MisoTTS
MisoTTS is an 8B-parameter text-to-speech model from Miso Labs for expressive speech and dialogue generation. Miso Labs says the weights are open source on Hugging Face, the model can condition on text and optional audio context, and API access is coming soon.
MisoTTS is page-worthy because it is a fresh voice-model release with primary-source technical detail, open weights, and early community attention around expressive speech generation. It also gives GetLLMs a current speech-model explainer without pretending the API/catalog fields are stable enough for a `/models` directory record.
Miso Labs announced MisoTTS on June 3, 2026 as an 8B-parameter model for emotive speech and dialogue generation. The official blog describes a 7.7B backbone plus 300M decoder, residual vector quantization with 32 audio codebooks, text and optional audio-context conditioning, current half-duplex limitations, open-source weights on Hugging Face, and API access coming soon. The Hugging Face model card confirms the MisoLabs/MisoTTS repository, text-to-speech task, model summary, license field, and that it is not deployed by an Inference Provider. Hacker News is used only as freshness and demand evidence.
- Track Miso Labs speech-model release facts and availability.
- Compare expressive TTS models that use text plus audio context.
- Understand RVQ-style audio tokenization in a reader-friendly way.

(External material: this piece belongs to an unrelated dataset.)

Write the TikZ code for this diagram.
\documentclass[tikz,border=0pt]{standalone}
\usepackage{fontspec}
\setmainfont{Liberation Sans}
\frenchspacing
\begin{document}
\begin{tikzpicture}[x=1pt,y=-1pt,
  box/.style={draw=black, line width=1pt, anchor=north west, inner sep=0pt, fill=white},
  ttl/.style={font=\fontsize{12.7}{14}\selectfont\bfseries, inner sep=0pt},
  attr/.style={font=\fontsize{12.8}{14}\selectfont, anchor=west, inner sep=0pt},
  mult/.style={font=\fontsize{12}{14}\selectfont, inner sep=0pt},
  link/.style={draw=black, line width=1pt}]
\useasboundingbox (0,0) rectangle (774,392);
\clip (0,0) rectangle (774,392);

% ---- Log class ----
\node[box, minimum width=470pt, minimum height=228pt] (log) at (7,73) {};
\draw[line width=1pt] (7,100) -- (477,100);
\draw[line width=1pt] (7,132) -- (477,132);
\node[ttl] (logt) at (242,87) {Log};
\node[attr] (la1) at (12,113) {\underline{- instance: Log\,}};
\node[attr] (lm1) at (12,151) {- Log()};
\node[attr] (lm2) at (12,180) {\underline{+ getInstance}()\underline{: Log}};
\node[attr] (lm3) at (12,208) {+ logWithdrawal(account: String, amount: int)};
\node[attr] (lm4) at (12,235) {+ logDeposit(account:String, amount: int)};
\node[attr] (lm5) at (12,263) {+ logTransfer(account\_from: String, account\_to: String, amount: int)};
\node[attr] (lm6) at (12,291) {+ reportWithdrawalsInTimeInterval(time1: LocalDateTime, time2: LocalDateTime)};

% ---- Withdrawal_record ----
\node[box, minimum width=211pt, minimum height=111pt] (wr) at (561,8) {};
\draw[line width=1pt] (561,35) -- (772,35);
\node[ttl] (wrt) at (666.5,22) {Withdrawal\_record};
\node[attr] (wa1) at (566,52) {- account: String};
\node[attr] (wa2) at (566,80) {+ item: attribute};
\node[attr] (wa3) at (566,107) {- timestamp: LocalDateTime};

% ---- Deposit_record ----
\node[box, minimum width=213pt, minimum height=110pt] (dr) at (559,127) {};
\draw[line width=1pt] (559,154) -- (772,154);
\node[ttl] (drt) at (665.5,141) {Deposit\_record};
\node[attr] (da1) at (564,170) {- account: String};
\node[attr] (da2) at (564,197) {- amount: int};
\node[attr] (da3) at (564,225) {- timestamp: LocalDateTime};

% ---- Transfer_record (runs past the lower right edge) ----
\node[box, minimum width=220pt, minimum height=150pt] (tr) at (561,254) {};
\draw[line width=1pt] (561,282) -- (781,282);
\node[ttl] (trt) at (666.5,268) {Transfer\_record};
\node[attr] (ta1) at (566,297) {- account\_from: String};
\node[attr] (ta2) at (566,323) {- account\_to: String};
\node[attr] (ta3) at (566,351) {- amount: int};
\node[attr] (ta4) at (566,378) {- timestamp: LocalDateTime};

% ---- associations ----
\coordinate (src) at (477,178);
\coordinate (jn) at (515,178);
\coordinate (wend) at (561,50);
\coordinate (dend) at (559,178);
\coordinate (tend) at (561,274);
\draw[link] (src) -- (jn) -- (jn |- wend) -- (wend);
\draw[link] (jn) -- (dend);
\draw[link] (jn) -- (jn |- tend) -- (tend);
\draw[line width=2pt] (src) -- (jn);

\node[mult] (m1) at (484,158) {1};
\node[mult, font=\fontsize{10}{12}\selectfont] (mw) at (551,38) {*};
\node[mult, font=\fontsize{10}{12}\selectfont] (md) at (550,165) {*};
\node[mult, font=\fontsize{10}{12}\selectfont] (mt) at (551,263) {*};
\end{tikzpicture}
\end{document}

- Decide whether to wait for hosted API access before production evaluation.
The official release describes MisoTTS as an 8B-parameter speech model for expressive speech and dialogue generation. It generates from text and optional audio context, uses residual vector quantization, and is built around a 7.7B-parameter backbone with a 300M-parameter decoder.
- Task: text-to-speech and expressive speech generation.
- Architecture: a large temporal backbone plus a smaller depth decoder for audio codebooks.
- Availability: open weights on Hugging Face; API access is described as coming soon.
The Hugging Face card is useful for model identity, task, setup, and architecture, but it also says the model is not deployed by an Inference Provider. Until a stable public API, provider ID, pricing, limits, and hosted availability are verified, this should remain an entity explainer rather than a structured `/models` catalog entry.
Miso Labs says the current model handles individual turns and half-duplex audio, but does not yet solve turn-taking or full-duplex conversation. Treat quality and expressiveness claims as vendor-provided until independent evaluations and provider listings mature.
MisoTTS FAQ
Page-level questions for MisoTTS.
What is MisoTTS?+
MisoTTS is an 8B-parameter text-to-speech model from Miso Labs for expressive speech and dialogue generation. It can generate speech from text and optional audio context, with open weights available on Hugging Face.
Can I use MisoTTS through a hosted API?+
Not as a stable GetLLMs catalog record yet. Miso Labs says API access is coming soon, and the Hugging Face model card says the model is not deployed by an Inference Provider, so production users should recheck hosted availability before planning around it.
Why does MisoTTS use residual vector quantization?+
Miso Labs uses residual vector quantization to represent audio with multiple codebook indices instead of one very large flat vocabulary. The goal is to cover more speech variation while keeping the model architecture practical.